Communications and Social Responsibility: New SHATIL Academic Partnership Prepares Young People to Make Social Change
In an innovative effort to combine academia and professional training, SHATIL, in partnership with Tel-Aviv University, launched an intensive practicum entitled, “Communications and Social Responsibility.” The course pairs first-year masters’ students in communications with a variety of social change organizations, enabling them to develop projects tailored to the needs of each nonprofit.
The practicum empowers young people to develop professional expertise in various areas of communication, and gives them the tools to understand processes of social change. It also benefits the community of social change organizations, drawing on the skills, knowledge, experience, and motivation of students eager to leap into the world of media and civil society. In addition to their placements, the students meet once a month to participate in a class, team taught by Tel-Aviv University Professor Nurit Guttman and SHATIL media consultant, Ayelet Danon-Avraham.

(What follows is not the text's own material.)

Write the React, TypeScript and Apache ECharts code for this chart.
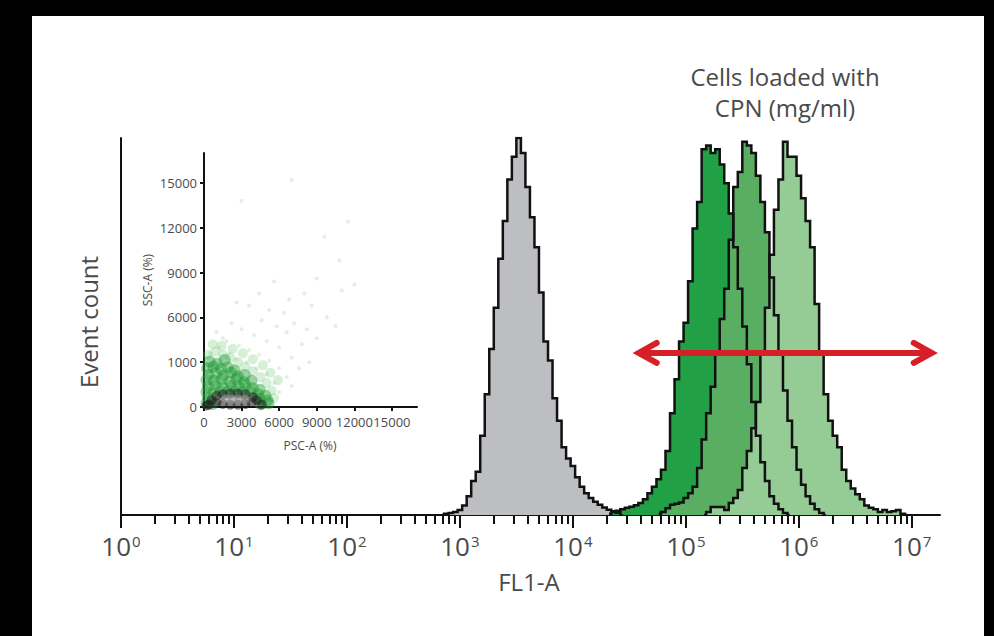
import React, { useEffect, useRef } from "react";
import * as echarts from "echarts";

// ---------- histogram data (x in decades of FL1-A, bins of 0.04 decade) ----------
const BIN = 0.04;
const grayStart = 2.84;
const grayCounts = [0, 0.3, 0.5, 0.8, 1.3, 2.5, 5, 9, 11.5, 21, 32, 44, 55, 68, 78, 89, 95, 100, 96, 87, 79, 71, 59, 46, 41, 31, 25, 18, 15, 13, 10, 7.5, 5.8, 4.5, 3.5, 2.7, 2, 1.4, 1, 0.6, 0];
const darkStart = 4.32;
const darkCounts = [0.3, 0.8, 1.1, 1.5, 1.9, 2.2, 2.6, 3.2, 4.2, 5.8, 7.5, 9.5, 12, 17, 27, 36, 46, 51, 62, 76, 83, 97, 98, 96, 97, 93, 88, 80, 71, 60, 50, 40, 30, 21, 14, 9, 5, 3, 1.5, 0.5, 0];
const mediumStart = 4.76;
const mediumCounts = [0.3, 0.8, 1.8, 2.7, 3.0, 3.3, 4.5, 5.8, 7.5, 12.5, 20, 27, 34, 43, 52, 60, 73, 87, 91, 99, 98, 96, 90, 83, 75, 63, 53, 43, 33, 25, 18, 12, 8, 5, 3, 1.5, 0.5, 0];
const lightStart = 5.16;
const lightCounts = [0, 0.8, 2.1, 2.1, 2.1, 1.3, 3.2, 4.5, 6.6, 12.5, 17, 23, 30, 43, 55, 69, 81, 89, 99, 95, 95, 90, 84, 78, 71, 56, 43, 32, 25, 21, 18, 12, 9, 7, 5.5, 4.2, 2.5, 1.9, 1.5, 0.8, 1.3, 0.8, 1.0, 1.3, 0.3, 0];

// ---------- axis ticks ----------
const xTickExponents = [0, 1, 2, 3, 4, 5, 6, 7];
const minorMultipliers = [2, 3, 4, 5, 6, 7, 8, 9];
const xMaxExponent = 7.25;
const yMax = 100;

// ---------- red double arrow (decades, count level) ----------
const arrowFrom = 4.53;
const arrowTo = 7.23;
const arrowLevel = 43;

// ---------- inset scatter ----------
const insetTicks = [0, 3000, 6000, 9000, 12000, 15000];
const insetXLabels = ["0", "3000", "6000", "9000", "12000", "15000"];
const insetYLabels = ["0", "1000", "6000", "9000", "12000", "15000"];
const insetMax = 17000;

const insetDense = [
  [450, 3050], [1050, 2900], [1650, 3150],
  [250, 2600], [750, 2700], [1350, 2550], [1900, 2650], [2450, 2450],
  [350, 2150], [950, 2250], [1550, 2100], [2150, 2300], [2700, 2050], [3250, 2150],
  [200, 1800], [800, 1750], [1400, 1850], [2050, 1700], [2600, 1850], [3200, 1650], [3800, 1750],
  [300, 1350], [900, 1450], [1500, 1300], [2150, 1400], [2750, 1350], [3300, 1450], [3900, 1250], [4450, 1150],
  [200, 1000], [750, 950], [1300, 1050], [1900, 1000], [2500, 1050], [3100, 950], [3700, 1000], [4300, 850], [4900, 750],
  [300, 600], [4450, 550], [5050, 450],
  [200, 250], [700, 200], [4500, 200], [5150, 250],
];
const insetMid = [
  [300, 3500], [900, 3700], [1500, 3500], [2100, 3300], [2700, 3000], [3300, 2700], [3900, 2400], [4500, 2000],
  [5000, 1600], [5400, 1100], [5600, 600], [700, 4200], [1400, 4100], [2300, 3900], [3100, 3600], [3900, 3200],
  [4700, 2800], [5300, 2300], [5900, 1800],
];
const insetSparse = [
  [500, 3600], [1200, 4000], [2000, 3600], [2600, 3200], [3400, 3000], [4200, 2600], [5000, 2200], [5600, 1600], [6000, 1000], [5400, 400],
  [1800, 4400], [2800, 4100], [3600, 3800], [4400, 3500], [5200, 3100], [6000, 2600], [6600, 2000], [7000, 1400],
  [3000, 5200], [4000, 4800], [5000, 4400], [6000, 4000], [7000, 3300], [7600, 2600],
  [2200, 5600], [4600, 5800], [5800, 5400], [6600, 5000], [7800, 4200], [8400, 3000],
  [3600, 6800], [5200, 6500], [6400, 6300], [7200, 5600], [8200, 5200], [9000, 4600],
  [1000, 5000], [2600, 7000], [4400, 7600], [6800, 7200], [8600, 6800], [9800, 6000], [10500, 5400],
  [8000, 7600], [11000, 7800], [12000, 8200], [9600, 11400], [11500, 12400], [3000, 13800], [7000, 15200],
  [1500, 4600], [9000, 8600], [10800, 9800], [5600, 8400],
];
const insetCore = [
  [600, 450], [1000, 300], [1000, 750], [1500, 200], [1500, 850], [2100, 150], [2100, 900], [2700, 150], [2700, 900],
  [3300, 200], [3300, 850], [3800, 300], [3900, 650], [4200, 450], [400, 150], [200, 100], [4600, 150],
];
const insetHighlight = [[1800, 550], [2300, 520], [2800, 500], [3300, 520]];

const FONT = "'Open Sans', 'Noto Sans', sans-serif";
const TEXT = "#4a4a4a";

function hist(name: string, start: number, counts: number[], color: string) {
  return {
    type: "line",
    name,
    step: "middle",
    symbol: "none",
    silent: true,
    xAxisIndex: 0,
    yAxisIndex: 0,
    data: counts.map((c, i) => [+(start + i * BIN).toFixed(3), c]),
    lineStyle: { color: "#111", width: 2.5, join: "miter" },
    areaStyle: { color, opacity: 1 },
    itemStyle: { color },
  };
}

function scatter(name: string, data: number[][], color: string, size: number, opacity: number) {
  return {
    type: "scatter",
    name,
    xAxisIndex: 2,
    yAxisIndex: 1,
    symbolSize: size,
    silent: true,
    data,
    itemStyle: { color, opacity },
  };
}

const minorTicks: number[] = [];
xTickExponents.forEach((e) => {
  minorMultipliers.forEach((m) => {
    const v = e + Math.log10(m);
    if (v < xMaxExponent) minorTicks.push(+v.toFixed(4));
  });
});

const insetAxisCommon = {
  axisLine: { show: true, onZero: false, lineStyle: { color: "#111", width: 2 } },
  axisTick: { show: true, customValues: insetTicks, length: 4, lineStyle: { color: "#111", width: 2 } },
  splitLine: { show: false },
};

export default function App() {
  const ref = useRef<HTMLDivElement>(null);
  useEffect(() => {
    const el = ref.current;
    if (!el) return;
    const chart = echarts.init(el, undefined, { renderer: "svg" });
    chart.setOption({
      animation: false,
      backgroundColor: "transparent",
      grid: [
        { left: 121, top: 138, width: 819, height: 377 },
        { left: 204, top: 153, width: 213, height: 254 },
      ],
      xAxis: [
        {
          gridIndex: 0,
          type: "value",
          min: 0,
          max: xMaxExponent,
          axisLine: { show: true, onZero: false, lineStyle: { color: "#111", width: 2 } },
          axisTick: { show: true, customValues: xTickExponents, length: 13, lineStyle: { color: "#111", width: 2 } },
          axisLabel: {
            customValues: xTickExponents,
            margin: 18,
            formatter: (v: number) => `{b|10}{s|${Math.round(v)}}`,
            rich: {
              b: { fontSize: 26, color: TEXT, fontFamily: FONT },
              s: { fontSize: 15, color: TEXT, fontFamily: FONT, verticalAlign: "top", padding: [0, 0, 0, 1] },
            },
          },
          splitLine: { show: false },
        },
        {
          gridIndex: 0,
          type: "value",
          position: "bottom",
          min: 0,
          max: xMaxExponent,
          axisLine: { show: false },
          axisTick: { show: true, customValues: minorTicks, length: 9, lineStyle: { color: "#111", width: 2 } },
          axisLabel: { show: false },
          splitLine: { show: false },
        },
        {
          gridIndex: 1,
          type: "value",
          min: 0,
          max: insetMax,
          ...insetAxisCommon,
          axisLabel: {
            customValues: insetTicks,
            margin: 8,
            fontSize: 13,
            color: TEXT,
            fontFamily: FONT,
            formatter: (v: number) => insetXLabels[insetTicks.indexOf(v)] ?? "",
          },
        },
      ],
      yAxis: [
        {
          gridIndex: 0,
          type: "value",
          min: 0,
          max: yMax,
          axisLine: { show: true, lineStyle: { color: "#111", width: 2 } },
          axisTick: { show: false },
          axisLabel: { show: false },
          splitLine: { show: false },
        },
        {
          gridIndex: 1,
          type: "value",
          min: 0,
          max: insetMax,
          ...insetAxisCommon,
          axisLabel: {
            customValues: insetTicks,
            margin: 7,
            fontSize: 13,
            color: TEXT,
            fontFamily: FONT,
            formatter: (v: number) => insetYLabels[insetTicks.indexOf(v)] ?? "",
          },
        },
      ],
      series: [
        hist("Control", grayStart, grayCounts, "#bdbec2"),
        hist("CPN low", darkStart, darkCounts, "#21a045"),
        hist("CPN mid", mediumStart, mediumCounts, "#5aae61"),
        hist("CPN high", lightStart, lightCounts, "#95cb95"),
        scatter("sparse", insetSparse, "#3f9f4a", 4, 0.16),
        scatter("mid", insetMid, "#5cbf5f", 10, 0.25),
        scatter("dense", insetDense, "#1f9a34", 12, 0.45),
        scatter("core", insetCore, "#1c1c1c", 10, 0.55),
        scatter("highlight", insetHighlight, "#8f8f8f", 9, 0.6),
      ],
    });

    const a = chart.convertToPixel({ xAxisIndex: 0, yAxisIndex: 0 }, [arrowFrom, arrowLevel]) as number[];
    const b = chart.convertToPixel({ xAxisIndex: 0, yAxisIndex: 0 }, [arrowTo, arrowLevel]) as number[];
    const red = "#d71f27";
    const lw = 6;
    const lx = a[0] + 6;
    const rx = b[0] - 6;
    const y = a[1];
    const arrowStyle = { stroke: red, lineWidth: lw, lineCap: "round", lineJoin: "miter", fill: null };

    const text = (t: string, x: number, yy: number, size: number, rotation = 0) => ({
      type: "text",
      x,
      y: yy,
      rotation,
      silent: true,
      z: 100,
      style: {
        text: t,
        fill: TEXT,
        fontSize: size,
        fontFamily: FONT,
        align: "center",
        verticalAlign: "middle",
        textAlign: "center",
        textVerticalAlign: "middle",
      },
    });

    chart.setOption({
      graphic: [
        text("Cells loaded with", 785, 76, 24),
        text("CPN (mg/ml)", 785, 107, 24),
        text("FL1-A", 529, 581, 24),
        text("Event count", 88, 322, 24, Math.PI / 2),
        text("SSC-A (%)", 147, 280, 12, Math.PI / 2),
        text("PSC-A (%)", 310, 445, 12),
        { type: "polyline", z: 100, silent: true, shape: { points: [[lx, y], [rx, y]] }, style: { ...arrowStyle, lineCap: "butt" } },
        { type: "polyline", z: 100, silent: true, shape: { points: [[lx + 18, y - 10], [lx, y], [lx + 18, y + 10]] }, style: arrowStyle },
        { type: "polyline", z: 100, silent: true, shape: { points: [[rx - 18, y - 10], [rx, y], [rx - 18, y + 10]] }, style: arrowStyle },
      ],
    });

    return () => chart.dispose();
  }, []);

  return (
    <div style={{ position: "fixed", left: 0, top: 0, width: 994, height: 636, background: "#000" }}>
      <div style={{ position: "absolute", left: 32, top: 16, width: 952, height: 620, background: "#fff" }} />
      <div ref={ref} style={{ position: "absolute", left: 0, top: 0, width: 994, height: 636 }} />
    </div>
  );
}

According to Professor Guttman, this is the first masters program for communications in Israel that combines academic work with professional training. The pioneering cohort of 18 students is already making strides in an array of organizations, ranging from Green Peace to ASSAF, the Aid Organization for Refugees and Asylum Seekers in Israel. The students have initiated projects in their respective placements, drawing upon their skills in public speaking, public relations, social media, and marketing.
Amit Louis is interning at Kedma, an organization that promotes social and educational equality in Israel. In his few months at the organization, he developed a marketing and communications strategy to design a new website. For Amit, the program has provided an invaluable opportunity to experience the practical implementation of theory. Still, perhaps more importantly, it has opened his eyes to the social change scene – and to possibilities in his own future.
“Most of the time, when we study how organizations utilize communications techniques, it is usually in government agencies or corporations,” says Amit. “This program has given me the opportunity to see how it is done in NGOs. To tell you the truth, before starting this program, I had not considered working in the nonprofit world. Now, it is definitely a possibility.”
Ilana Yona, Kedma Director, is pleased with the program so far. “I have seen both our organization and our intern grow through this program,” she says.
Professor Guttmann adds: “The biggest impact of the program is the process that the students experience, personally engaging with work in the third sector. I already see development. They have become a part of the organizations, creating new projects and publishing articles. One student made such a successful impression that the organization offered her a job!”